Hummingbird Salamander(29)



In addition to the main corporation and its subsidiaries, there were, as always, a flurry of shell companies and investments in other corporations. (Incorp Corp, Inc., was my favorite.) Which was where the crude and the blunt became a knot.

I wasn’t yet ready to undo the knot. I just needed to know what company names Vilcapampa had operated under in the Pacific Northwest, to get a sense of other physical locations that might hold the clue to a hummingbird, a salamander.

The easiest thing was to locate the properties Silvina herself held or leased. What was in her name? The storage palace, until recently, because so unprofitable, no doubt. The history there was fraught. Her father had basically bought the whole mountain, fenced off most of it, and had briefly intended to continue an abandoned mining operation near the summit. Except permits had been difficult to get due to community concerns, and he’d withdrawn from the effort after a year or two. Contented himself with some halfhearted logging.

Which fit a pattern: whenever Vilcapampa Senior seemed on the verge of being in the public eye, the shell companies would retreat and he would move on to something else. But he rarely parted with the properties, clearly preferring they lie derelict than be sold to anyone else. In 2007, perhaps at Silvina’s initiative, a lot of money had been sunk into trying to create a second storage palace farther up the mountain, and they’d even broken ground. Perhaps to salvage the initial investment. But then the 2008 recession hit, and Silvina or her father had decided to abandon the idea. Leaving just a storage unit business in the foothills that dipped in and out of the red. Tax shelter?

Shortly thereafter, it felt as if her father had lost his last scrap of patience with Silvina. Or he’d discovered the money she’d stolen from him. I couldn’t tell which came first. Or if the company had recovered the funds. Nor even how much money Silvina had stolen. It must have been a lot, because from then on she had to provide for herself.

I also found an apartment that she’d owned until a year before and then sold. Occupied. Had been rented by Silvina to a series of what looked like college students. No clues there.

But: where had Silvina lived while surveilling me? No record of it.

After another drink, another thought: that she could have been watching the house. That she could have known all kinds of facts about my family.

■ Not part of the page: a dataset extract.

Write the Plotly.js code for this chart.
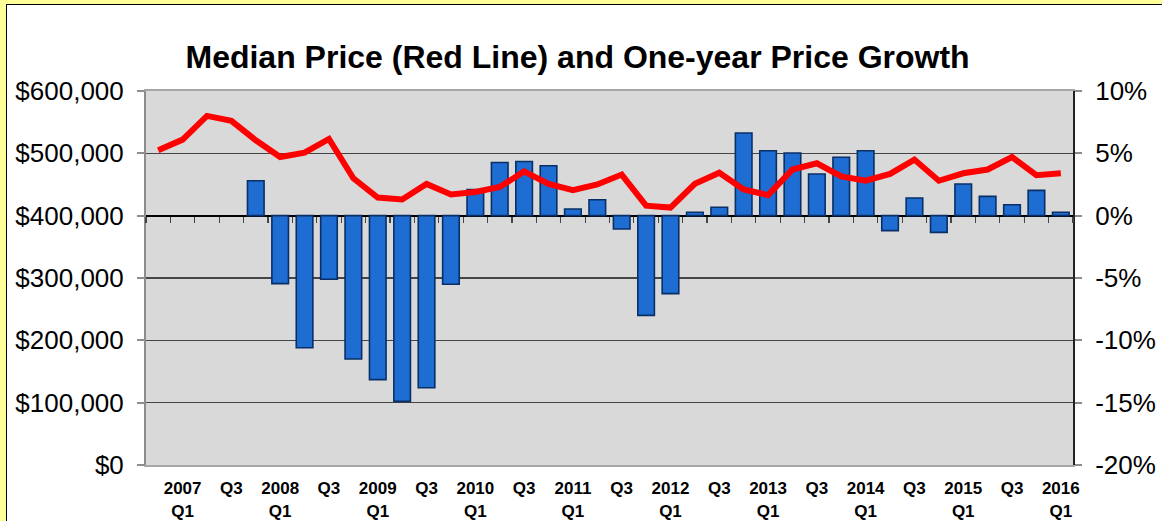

The veering, the drift—it told me I was rattled. I bore down, there at the bar, holding court with my fourth drink. Ten in the end. Ten companies I could find with connections to Vilcapampa. Thirty properties. I scanned the lists trying to visualize the parts of town. The neighborhoods. The purpose of each. Some were leased as gas stations or hardware stores. Others as restaurants. A fair amount of commercial property. But also apartment complexes.

It wasn’t until I wrote the addresses down, until I looked at the full list, that it hit me.

The numbers. From behind the hummingbird’s eyes: 23 and 51.

And right in the middle of Silvina’s properties: 3215 Avalon Boulevard.

That had to mean something.

Registered to a tenant that didn’t exist. Alexander Humboldt. Clever, but not clever.

It wasn’t that I suddenly became sober. It was that I was exuberantly, profoundly drunk. Maybe because it made me forget about Fusk. Maybe because it felt manageable: checking out an apartment in my hometown.

I felt like I’d won the lottery.

But, really, it was what Silvina wanted me to find.





THE DAMAGE





[35]


I knew the risk in giving myself over to Silvina’s mystery. I did, on some level, know. But on another level, this drift felt more like depth to me. I wasn’t drifting; I was being pulled deeper, and, with each step I took, I learned more, and thought that just around the corner … it would end. I would have the answers and, tug of disappointment, life would return to normal.

Knowledge was power, right? That’s what Alex liked to say, because he liked to say simple things. But the truth is, I enjoyed the sensation as much as I enjoyed badly lit bars and unfamiliar men, as if losing your balance was a kind of pleasure. That sweet retreat from control and yet you knew someone was in control.

Because Silvina was always there, far ahead of me, even though she was dead. Beckoning me on, and me too stupid, or too smart, not to follow.

As the plane landed and I turned my phone back on, I remember thinking: what world was I returning to? Would this be the time something had happened to make it unrecognizable?

On the familiar route from the airport to the house, the weather had turned warm and humid even though it was winter. In a day or two, it would freeze again. Bees would die in confusion. The plants that had bloomed out of season would fade and decay. Alerts popping up that a pandemic raged in far-distant places.

Almost dusk, but enough of that dark gold, late-afternoon light. Staring once again out the window, observer in my own life, I saw the holding pond around the corner from home. The crosshatched branches of a beaver’s lodge, there, where the creek became something human-made.

I hadn’t seen it before, the pond or the lodge. Not really. It had registered as dead branches, just something clogging up the system. And maybe this time, too, for the last time. I can’t recall if I passed that way again; it wasn’t the usual route. But that time or the next, I saw it as a home. As someone’s home. Something’s home. Right in the middle of our subdivision. And how had that happened? Weren’t they supposed to be out there, in the parks, in the wilderness? That was the agreement. Not here. Not with us. Beside us.